> _Directions_: Extract only the first line of the listing and every line after it up to and including the one with "311, 300, 273, 357, 214, 305, 277, 271, 282, 255]". Omit the pictures.

###

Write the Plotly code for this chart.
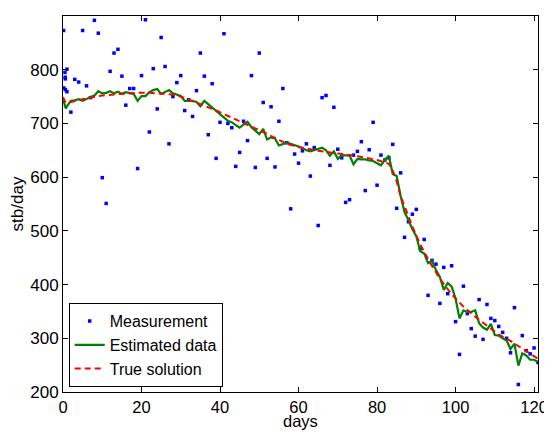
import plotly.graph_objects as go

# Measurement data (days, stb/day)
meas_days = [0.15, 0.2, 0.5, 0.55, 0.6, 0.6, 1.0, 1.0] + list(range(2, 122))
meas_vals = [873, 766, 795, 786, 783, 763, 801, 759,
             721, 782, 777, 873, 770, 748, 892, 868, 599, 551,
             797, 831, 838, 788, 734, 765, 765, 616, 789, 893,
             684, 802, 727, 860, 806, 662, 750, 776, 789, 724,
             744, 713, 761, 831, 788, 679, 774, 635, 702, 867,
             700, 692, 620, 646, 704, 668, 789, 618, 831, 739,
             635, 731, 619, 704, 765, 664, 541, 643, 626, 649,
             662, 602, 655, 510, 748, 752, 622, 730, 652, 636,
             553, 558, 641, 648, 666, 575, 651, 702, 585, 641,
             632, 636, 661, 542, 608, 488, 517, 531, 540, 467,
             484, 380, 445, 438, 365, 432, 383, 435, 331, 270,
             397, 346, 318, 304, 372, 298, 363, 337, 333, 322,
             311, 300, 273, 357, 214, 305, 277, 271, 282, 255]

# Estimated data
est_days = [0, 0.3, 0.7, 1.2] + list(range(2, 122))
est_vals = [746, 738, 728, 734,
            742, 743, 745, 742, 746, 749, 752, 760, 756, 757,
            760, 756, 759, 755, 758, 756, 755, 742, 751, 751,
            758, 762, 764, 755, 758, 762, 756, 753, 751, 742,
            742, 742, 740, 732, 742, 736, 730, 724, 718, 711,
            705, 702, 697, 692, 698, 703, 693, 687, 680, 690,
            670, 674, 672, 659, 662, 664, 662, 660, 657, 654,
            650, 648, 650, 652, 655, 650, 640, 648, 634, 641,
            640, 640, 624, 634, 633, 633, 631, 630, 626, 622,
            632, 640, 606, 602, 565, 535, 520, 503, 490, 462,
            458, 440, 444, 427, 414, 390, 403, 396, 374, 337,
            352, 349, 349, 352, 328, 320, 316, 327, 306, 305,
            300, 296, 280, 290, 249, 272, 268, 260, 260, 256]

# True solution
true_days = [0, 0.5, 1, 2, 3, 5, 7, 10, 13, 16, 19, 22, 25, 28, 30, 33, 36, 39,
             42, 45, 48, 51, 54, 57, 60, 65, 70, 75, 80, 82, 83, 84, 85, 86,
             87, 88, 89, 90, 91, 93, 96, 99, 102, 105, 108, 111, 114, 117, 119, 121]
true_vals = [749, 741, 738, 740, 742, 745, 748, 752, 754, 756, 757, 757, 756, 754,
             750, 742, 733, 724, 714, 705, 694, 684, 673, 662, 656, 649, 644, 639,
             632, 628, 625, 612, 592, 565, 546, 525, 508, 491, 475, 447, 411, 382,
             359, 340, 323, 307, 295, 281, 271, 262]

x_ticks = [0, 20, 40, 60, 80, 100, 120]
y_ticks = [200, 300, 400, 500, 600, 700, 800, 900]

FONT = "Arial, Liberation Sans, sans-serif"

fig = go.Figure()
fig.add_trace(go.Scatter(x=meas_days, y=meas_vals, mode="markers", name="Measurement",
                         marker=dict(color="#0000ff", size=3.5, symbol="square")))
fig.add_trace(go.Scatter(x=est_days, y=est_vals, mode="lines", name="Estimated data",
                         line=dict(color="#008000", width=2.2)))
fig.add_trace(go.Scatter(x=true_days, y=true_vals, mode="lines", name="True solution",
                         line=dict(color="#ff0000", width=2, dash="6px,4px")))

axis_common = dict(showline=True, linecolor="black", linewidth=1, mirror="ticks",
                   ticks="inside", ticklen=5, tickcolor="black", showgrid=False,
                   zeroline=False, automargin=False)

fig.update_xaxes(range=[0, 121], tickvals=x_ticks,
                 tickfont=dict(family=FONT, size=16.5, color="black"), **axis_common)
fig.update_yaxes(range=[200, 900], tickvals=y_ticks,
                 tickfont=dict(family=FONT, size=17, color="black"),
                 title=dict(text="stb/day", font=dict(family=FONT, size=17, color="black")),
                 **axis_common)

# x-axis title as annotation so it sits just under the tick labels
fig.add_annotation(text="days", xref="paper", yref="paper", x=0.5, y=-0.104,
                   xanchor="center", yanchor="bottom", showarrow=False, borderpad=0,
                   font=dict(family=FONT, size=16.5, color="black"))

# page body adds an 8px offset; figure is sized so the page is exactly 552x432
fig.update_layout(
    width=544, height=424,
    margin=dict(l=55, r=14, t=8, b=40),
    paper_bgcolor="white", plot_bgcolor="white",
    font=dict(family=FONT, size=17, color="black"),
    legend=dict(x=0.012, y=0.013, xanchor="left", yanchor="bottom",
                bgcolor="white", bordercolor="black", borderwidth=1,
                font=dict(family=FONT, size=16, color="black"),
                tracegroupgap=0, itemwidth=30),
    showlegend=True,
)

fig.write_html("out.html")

###

> _Task answer_:
Write the Plotly code for this chart.
import plotly.graph_objects as go

# Measurement data (days, stb/day)
meas_days = [0.15, 0.2, 0.5, 0.55, 0.6, 0.6, 1.0, 1.0] + list(range(2, 122))
meas_vals = [873, 766, 795, 786, 783, 763, 801, 759,
             721, 782, 777, 873, 770, 748, 892, 868, 599, 551,
             797, 831, 838, 788, 734, 765, 765, 616, 789, 893,
             684, 802, 727, 860, 806, 662, 750, 776, 789, 724,
             744, 713, 761, 831, 788, 679, 774, 635, 702, 867,
             700, 692, 620, 646, 704, 668, 789, 618, 831, 739,
             635, 731, 619, 704, 765, 664, 541, 643, 626, 649,
             662, 602, 655, 510, 748, 752, 622, 730, 652, 636,
             553, 558, 641, 648, 666, 575, 651, 702, 585, 641,
             632, 636, 661, 542, 608, 488, 517, 531, 540, 467,
             484, 380, 445, 438, 365, 432, 383, 435, 331, 270,
             397, 346, 318, 304, 372, 298, 363, 337, 333, 322,
             311, 300, 273, 357, 214, 305, 277, 271, 282, 255]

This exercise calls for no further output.